SEATTLE — Two years ago, Seattle Pacific University javelin thrower Brittany Aanstad was competing at the Great Northwest Athletic Conference track and field championships.
She was throwing well, but her elbow hurt.
Of course, being a champion means playing through pain, so Aanstad kept throwing. And on her final attempt, she made a winning toss of 147 feet, 10 inches.
It was a joyful moment for the SPU freshman. But, darn, her elbow still hurt.
Aanstad, a 2007 graduate of Lake Stevens High School, was supposed to compete at the NCAA Division II championships a few weeks later, but by then she had a diagnosis for her sore arm. She had torn the ulnar collateral ligament in her elbow, which is an injury common to throwing athletes and most often major league baseball pitchers.
And like many of those players, Aanstad needed a procedure — Tommy John surgery, named for the pitcher who first had the operation — to restore her elbow.
In July of 2008, a hamstring tendon taken from a cadaver was surgically inserted into Aanstad’s arm and threaded in a figure-eight pattern through four holes drilled in her ulna and humerus bones. She was in a cast for two weeks and a sling for two more weeks before beginning an arduous, year-long rehabilitation.
“It’s a long, long recovery from surgery,” she said. “It was a dark year, to be completely honest. I couldn’t even shoot a basketball. I couldn’t do anything, so it was a rough year.”
But the gloomy months of 2009 have apparently given way to a more promising 2010.
The 21-year-old Aanstad, now a redshirt sophomore, is training again and has thrown over 160 feet in practice, or about 13 feet beyond her conference-winning mark from two years ago. She should be one of the top NCAA Division II javelin throwers this season with a chance to qualify for the U.S. Track and Field Championships later in the spring.
“My arm feels good,” she said. “But my expectations for this first year are just to be at a competitive level. If I’m competitive at a high level, I think that’s all I can ask for. And after that, I’ll have two more years of high hopes.”
Aanstad is left with a 3-inch scar on the inside of her right elbow and a new body part that friends have nicknamed Ligament Lucy.
“That’s her name,” Aanstad said with a smile. “No one really asks me how my arm is. They ask me how Lucy is.”
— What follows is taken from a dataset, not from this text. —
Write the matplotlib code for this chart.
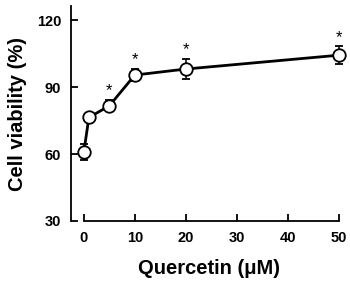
import matplotlib
matplotlib.use('Agg')
import matplotlib.pyplot as plt

plt.rcParams['font.family'] = ['Liberation Sans', 'DejaVu Sans']

conc = [0, 1, 5, 10, 20, 50]
viab = [60.8, 76.4, 81.6, 95.4, 98.1, 104.3]
err = [3.5, 1.5, 2.5, 2.8, 4.6, 3.9]
sig = [False, False, True, True, True, True]
xticks = [0, 10, 20, 30, 40, 50]
yticks = [30, 60, 90, 120]

fig = plt.figure(figsize=(3.5, 2.85), dpi=100)
ax = fig.add_axes([0.203, 0.2246, 0.787, 0.754])

ax.errorbar(conc, viab, yerr=err, color='black', lw=2.0, elinewidth=1.1,
            capsize=3, capthick=1.1, marker='o', ms=9, mfc='white',
            mec='black', mew=1.3, zorder=3)

# significance stars
for x, y, e, s in zip(conc, viab, err, sig):
    if s:
        ax.text(x, y + e + 0.8, '*', ha='center', va='bottom',
                fontsize=12)

ax.set_xlim(-2.5, 51.5)
ax.set_ylim(30, 126.3)
ax.set_xticks(xticks)
ax.set_yticks(yticks)
ax.spines['top'].set_visible(False)
ax.spines['right'].set_visible(False)
ax.spines['bottom'].set_bounds(0, 50)
for sp in ['left', 'bottom']:
    ax.spines[sp].set_linewidth(1.3)
ax.tick_params(direction='in', length=5, width=1.3, labelsize=10.5, pad=7)
for lab in ax.get_xticklabels() + ax.get_yticklabels():
    lab.set_fontweight('bold')

ax.set_ylabel('Cell viability (%)', fontsize=14.5, fontweight='bold', labelpad=7)
ax.set_xlabel('Quercetin (μM)', fontsize=14.5, fontweight='bold', labelpad=10)

fig.savefig('out.png', dpi=100)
According to SPU head track coach Karl Lerum, Aanstad used her redshirt year to train in whatever ways she could, including her footwork, which is critical to a proper javelin release.
“Brittany is sort of the equivalent of a track gym rat,” he said. “She loves the track, she loves training and she loves getting better at things. She’s really a student of track.”
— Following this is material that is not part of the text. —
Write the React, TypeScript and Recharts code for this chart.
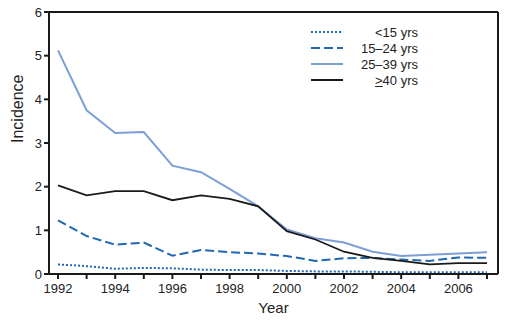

Even during the many months “when she couldn’t touch a weight or any kind of throwing implement, she worked very hard around her injuries. She was able to focus her training on the parts of her body she could work on.”
Going into the new season, Lerum added, “I think she can win a national championship in Division II, no question about that. She has the ability. Now she has to stay healthy in other parts of her body, and then put it together in a meet.”
Because Aanstad is a gifted all-around athlete, she also does well in the heptathlon, which is an outdoor track event for women that includes, in order, the 100-meter hurdles, high jump, shot put, 200, long jump, javelin and 800.
She already excels in the javelin, Lerum said, “and she has a tremendous high jump, a good long jump, and she’s getting better at the hurdles, 200 and 800. So I think she can be 5,000-point heptathlete this year, which is a very strong score.”
For now, in fact, Aanstad considers herself more of a heptathlete than a javelin thrower because “I like the heptathlon a lot,” she said. “If I had it my way, I would do the heptathlon and I’d pole vault. … I think I’d go crazy if I could only do the javelin.”
And yet her greater future potential is likely in the javelin. If she can get to 170 or 175 feet in two years, she could probably throw at the U.S. Olympic Trials for the 2012 Games in London. And a chance to be an Olympian is probably her ultimate desire in track and field.
But those are all distant dreams, she knows, given what has been — and still is — a long and difficult road of recovery.
“I’ve worked really hard not to psych myself up too big,” she said, “because it’s been a long time (since she last competed). All I hope to do this year is be competitive and then see where that puts me.”